For the reasons set forth, I agree with the Board of Bar Examiner's decision declining to certify Attorney Saretsky for admission to the Wisconsin bar. I disagree, however, with the court's dismissal of Attorney Saretsky's petition without determining the merits of his challenge to the constitutionality of Wisconsin Supreme Court Rule 40.05(1)(c).

NOTES

[1] SCR 40.05 provides:

Legal competence requirement: Proof of practice elsewhere. (1) An applicant shall satisfy the legal competence requirement by presenting to the clerk certification of the board that the applicant has provided all of the following:

. . .

(c) If any state, territory or the District of Columbia practice in which is proposed to satisfy the requirement of sub. (b) has, as of the date of the filing of the application, requirements for bar admission in the jurisdiction on the basis of practice in Wisconsin other than those set forth in subs. (a) and (b), proof that the applicant has satisfied those requirements of that state, territory or the District of Columbia.
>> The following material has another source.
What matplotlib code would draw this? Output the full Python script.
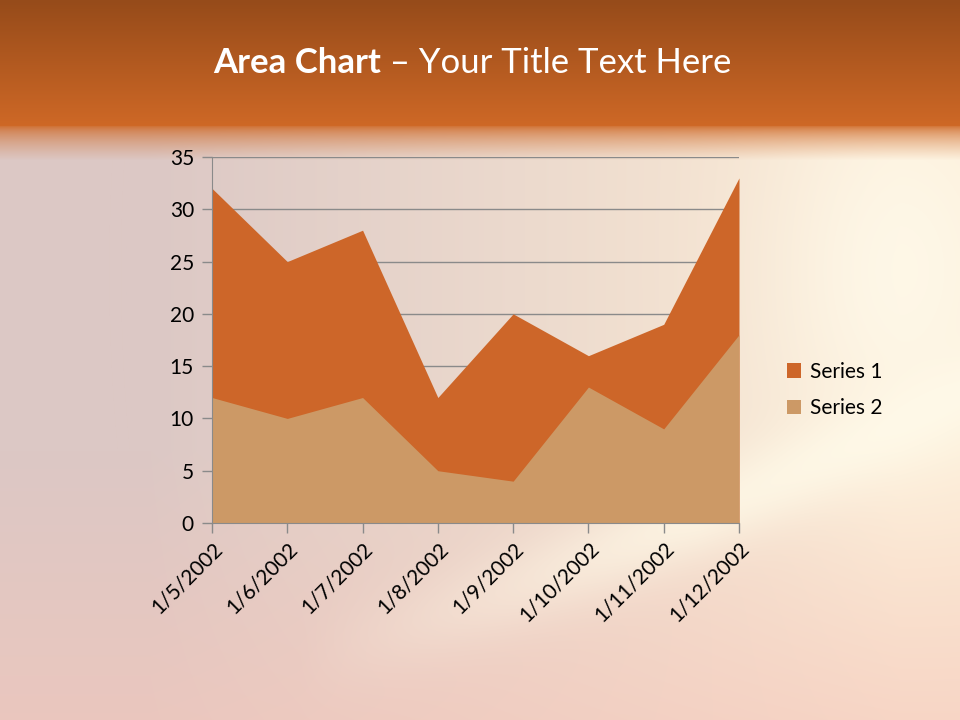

[2] The waiver rule, SCR 40.10, provides, in pertinent part, "... [T]he board may waive any of the requirements of this chapter in exceptional cases and for good cause where to do otherwise would be unjust."

[3] Michigan Rule 5(A)(4) provides, in pertinent part, "An applicant for admission without examination must intend in good faith to maintain an office in this state for the practice of law."

[1] 40.05 Legal competence requirement: Proof of practice elsewhere. (1) An applicant shall satisfy the legal competence requirement by presenting to the clerk certification of the board that the applicant has provided all of the following:

(c) If any state, territory or the District of Columbia practice in which is proposed to satisfy the requirement of sub. (b) has, as of the date of the filing of the application, requirements for bar admission in that jurisdiction on the basis of practice in Wisconsin other than those set forth in subs. (a) and (b), proof that the applicant has satisfied those requirements of that state, territory or the District of Columbia.

[2] Michigan Rule 5(A)(4) provides in pertinent part: "An applicant for admission without examination must intend in good faith to maintain an office in this state for the practice of law."

[3] About 30% of the more than 14,000 lawyers licensed to practice law in Wisconsin reside outside Wisconsin. Thomas Sleik, President's Perspective, Wis. Law., Dec. 1992 at 3. One assumes that most of these lawyers do not maintain offices in Wisconsin.

[4] See State Bar Petition filed by State Bar of Wisconsin, SCR ch. 40, Admission to the State Bar, in Office of the Clerk of the Supreme Court, Madison, WI.

[5] See memorandum of the Board of Attorneys Professional Competence (now known as the Board of Bar Examiners) filed December 9, 1986, in SCR ch. 40, Admission to the State Bar, in office of the Clerk of the Supreme Court, Madison, WI, pp.4-5.